SPOUSAL RRSPS GIVE CLIENTS THE opportunity, in effect, to split income between spouses, with the ultimate goal of equalizing taxable income in retirement.
“If the couple has the same amount of retirement income, then they’re going to pay less taxes,” says Jamie Golombek, managing director of tax and estate planning, wealth advisory services, in Toronto with Canadian Imperial Bank of Commerce. “If one person has a million-dollar RRSP and the other has no RRSP at retirement, that’s not tax-efficient.”
With a spousal RRSP, the higher-earning spouse contributes funds to a spousal RRSP created in the other spouse’s name, up to the amount of the first spouse’s total personal RRSP contribution room. The contributing spouse can claim the associated RRSP deduction on his or her tax return. When the lower-earning spouse eventually withdraws money from the spousal RRSP, that withdrawn amount will be taxed in that spouse’s hands.
Splitting income via a spousal RRSP is an ideal strategy when the lower-earning spouse is expected to be in a lower tax bracket than the higher-earning, contributing spouse.
The contributing spouse can contribute up to their own personal limit only. For example, a spouse with, say, $10,000 in contribution room could contribute the entire amount to his or her own RRSP, or to the spousal RRSP held in his or her spouse’s name. Another option: contribute some portion of the $10,000 to each of the personal and spousal RRSPs. But the contributing spouse can’t contribute more than the $10,000 in total.
The ability to contribute to a spousal RRSP means that upon ultimate withdrawal of that money from a RRIF, the entire amount withdrawn can be taxed in the hands of the lower-earning spouse or partner using the pension income-splitting rules, Golombek says.
“If I had a regular, non-spousal RRSP, I would only be able to have 50% of the ultimate RRIF withdrawals taxed in the hands of my spouse,” he says. “But with a spousal RRSP, my spouse can be taxed on the entire withdrawal.”

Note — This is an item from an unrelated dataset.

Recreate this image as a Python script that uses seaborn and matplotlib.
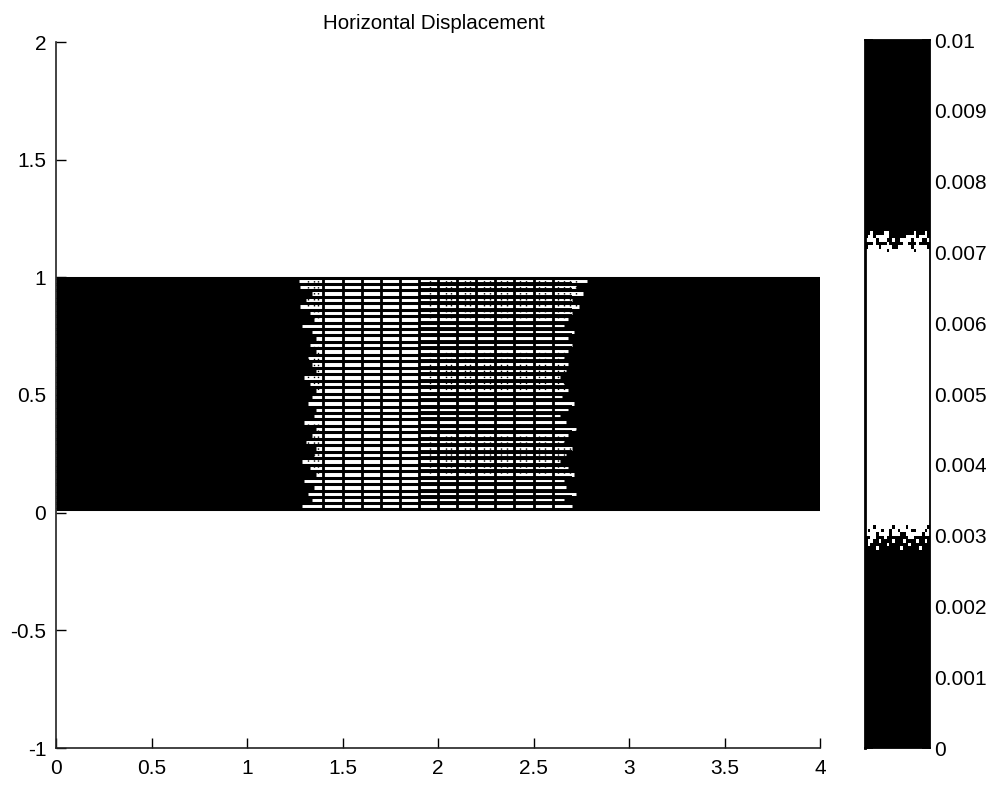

Attribution rules, however, limit the ability of the contributing spouse to make withdrawals in the short term without triggering negative tax consequences. The amount of any withdrawal from a spousal RRSP in the year a contribution is made, or in any of the two previous calendar years, is attributed back to the contributing spouse, thereby negating the income-splitting opportunity.
But, unlike pension income splitting, which is a transaction achieved on a couple’s tax returns that involves no actual exchange of cash, contributions to a spousal RRSP immediately belong to the recipient spouse.
“You’ve effectively given your spouse that money,” says Wilmot George, vice president of wealth planning with CI Investments Inc. in Toronto. “Your spouse has control over that money, and can make any investment decision in respect of that spousal RRSP.”
Spousal RRSPs also allow couples to income split at any time, as long as the attribution rules have not been triggered. In contrast, pension income splitting generally is achievable only when a spouse with pension income is over the age of 65.
“If my spouse and I have no spousal RRSP, and all our pension income is in my spouse’s name, then we can’t split any of it until he turns 65,” explains Caroline Battista, a senior tax analyst with H&R Block Canada Inc. in Toronto, by way of example. “If we do spousal RRSPs throughout our lifetimes, then we can withdraw that money before the age of 65.”
Spousal RRSPs also allow a spouse over the age of 71 to contribute to a spousal RRSP and claim a deduction, provided the contributing spouse still has contribution room and the other spouse is 71 years old or under.
“By the end of the year you turn 71, you must convert your RRSP to a RRIF, suggesting you no longer have the opportunity to contribute to an RRSP,” George says. “But if you still have earned income that creates contribution room and a younger spouse, you can contribute to a spousal RRSP.”
The same principle can work in estate planning, George says. An executor can no longer contribute to an RRSP on behalf of a deceased individual and claim the deduction on the deceased’s terminal tax return. However, if the deceased had RRSP contribution room remaining and there is a surviving spouse 71 years or under, a contribution could be made to a spousal RRSP, and a deduction claimed on the terminal return.
Spousal RRSPs remain most popular for couples when there is a spouse without income, who therefore is not building up any assets in his or her own name.
And, notes Battista: “Some would say there’s comfort in knowing that [the non- or lower-earning spouse] has some money in his or her name.”